>> BEGIN Given material

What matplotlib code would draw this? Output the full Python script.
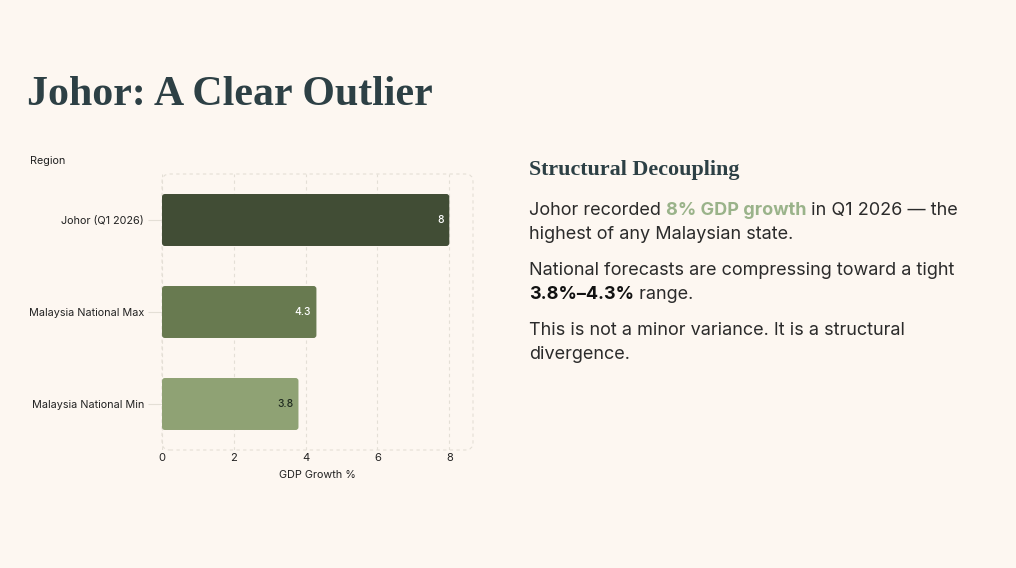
import matplotlib
matplotlib.use("Agg")
import matplotlib.pyplot as plt
from matplotlib.patches import FancyBboxPatch

regions = ["Johor (Q1 2026)", "Malaysia National Max", "Malaysia National Min"]
growth = [8, 4.3, 3.8]
value_labels = ["8", "4.3", "3.8"]
bar_colors = ["#414d35", "#687a50", "#8fa274"]
label_colors = ["#ffffff", "#ffffff", "#1f2a1f"]
x_ticks = [0, 2, 4, 6, 8]

BG = "#fdf7f1"
DARK = "#2d4045"
GRIDC = "#e4dfd6"

fig = plt.figure(figsize=(10.16, 5.68), dpi=100, facecolor=BG)

# Title
fig.text(27/1016, 1-105/568, "Johor: A Clear Outlier", family="Liberation Serif",
         weight="bold", fontsize=30.2, color=DARK, va="baseline", ha="left")

ax = fig.add_axes([162/1016, 1-450/568, 311/1016, 276/568])
ax.set_facecolor(BG)
ys = list(range(len(regions)))
bars = ax.barh(ys, growth, height=0.565, color=bar_colors)
for rect, c in zip(bars, bar_colors):
    x, y, w, h = rect.get_x(), rect.get_y(), rect.get_width(), rect.get_height()
    rect.set_visible(False)
    ax.add_patch(FancyBboxPatch((x, y), w, h,
                                boxstyle="round,pad=0,rounding_size=0.08",
                                mutation_aspect=0.39, facecolor=c, edgecolor="none", zorder=3))
for y, v, lab, lc in zip(ys, growth, value_labels, label_colors):
    ax.text(v - 0.15, y, lab, ha="right", va="center", fontsize=7.4,
            family="Inter", weight="medium", color=lc, zorder=4)

ax.set_xlim(0, 8.66)
ax.set_ylim(2.5, -0.5)
ax.set_xticks(x_ticks)
ax.set_xticklabels([str(t) for t in x_ticks], family="Inter", fontsize=8, color="#222222")
ax.set_yticks(ys)
ax.set_yticklabels(regions, family="Inter", fontsize=7.8, color="#222222")
ax.tick_params(axis="x", length=0, pad=2)
ax.tick_params(axis="y", length=10, pad=3, color=GRIDC, width=0.8)
for t in ax.yaxis.get_ticklines():
    t.set_linestyle((0, (2, 2)))
for s in ax.spines.values():
    s.set_visible(False)
ax.grid(axis="x", color=GRIDC, linestyle=(0, (3, 3)), linewidth=0.8, zorder=0)
ax.set_axisbelow(True)
border = FancyBboxPatch((0, 0), 1, 1, boxstyle="round,pad=0,rounding_size=0.025",
                        mutation_aspect=311/276, transform=ax.transAxes,
                        facecolor="none", edgecolor=GRIDC, linestyle=(0, (3, 3)),
                        linewidth=0.8, zorder=1, clip_on=False)
ax.add_patch(border)
ax.set_xlabel("GDP Growth %", family="Inter", fontsize=7.8, color="#222222", labelpad=5.5)
fig.text(30/1016, 1-161/568, "Region", family="Inter", fontsize=7.8, color="#222222",
         va="center", ha="left")

# Right panel
fig.text(529/1016, 1-175/568, "Structural Decoupling", family="Liberation Serif",
         weight="bold", fontsize=15.8, color=DARK, va="baseline", ha="left")

renderer = fig.canvas.get_renderer()
body_fs = 13.0
def rich_line(x_px, y_px, parts):
    x = x_px
    for txt, col, wt in parts:
        t = fig.text(x/1016, 1-y_px/568, txt, family="Inter", fontsize=body_fs,
                     color=col, weight=wt, va="baseline", ha="left")
        bb = t.get_window_extent(renderer=renderer)
        x += bb.width

BODY = "#2b2b2b"
GREEN = "#9ab38a"
lines = [
    (215, [("Johor recorded ", BODY, "normal"), ("8% GDP growth", GREEN, "bold"),
           (" in Q1 2026 \u2014 the", BODY, "normal")]),
    (239, [("highest of any Malaysian state.", BODY, "normal")]),
    (275, [("National forecasts are compressing toward a tight", BODY, "normal")]),
    (299, [("3.8%\u20134.3%", "#111111", "bold"), (" range.", BODY, "normal")]),
    (335, [("This is not a minor variance. It is a structural", BODY, "normal")]),
    (359, [("divergence.", BODY, "normal")]),
]
for y, parts in lines:
    rich_line(529, y, parts)

fig.savefig("out.png", dpi=100, facecolor=BG)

>> END Given material

Task objective
Write out again, exactly, the lines from the start of the listing up to the line containing "from matplotlib.patches import FancyBboxPatch", with both ends and without pictures.

Completed exercise
What matplotlib code would draw this? Output the full Python script.
import matplotlib
matplotlib.use("Agg")
import matplotlib.pyplot as plt
from matplotlib.patches import FancyBboxPatch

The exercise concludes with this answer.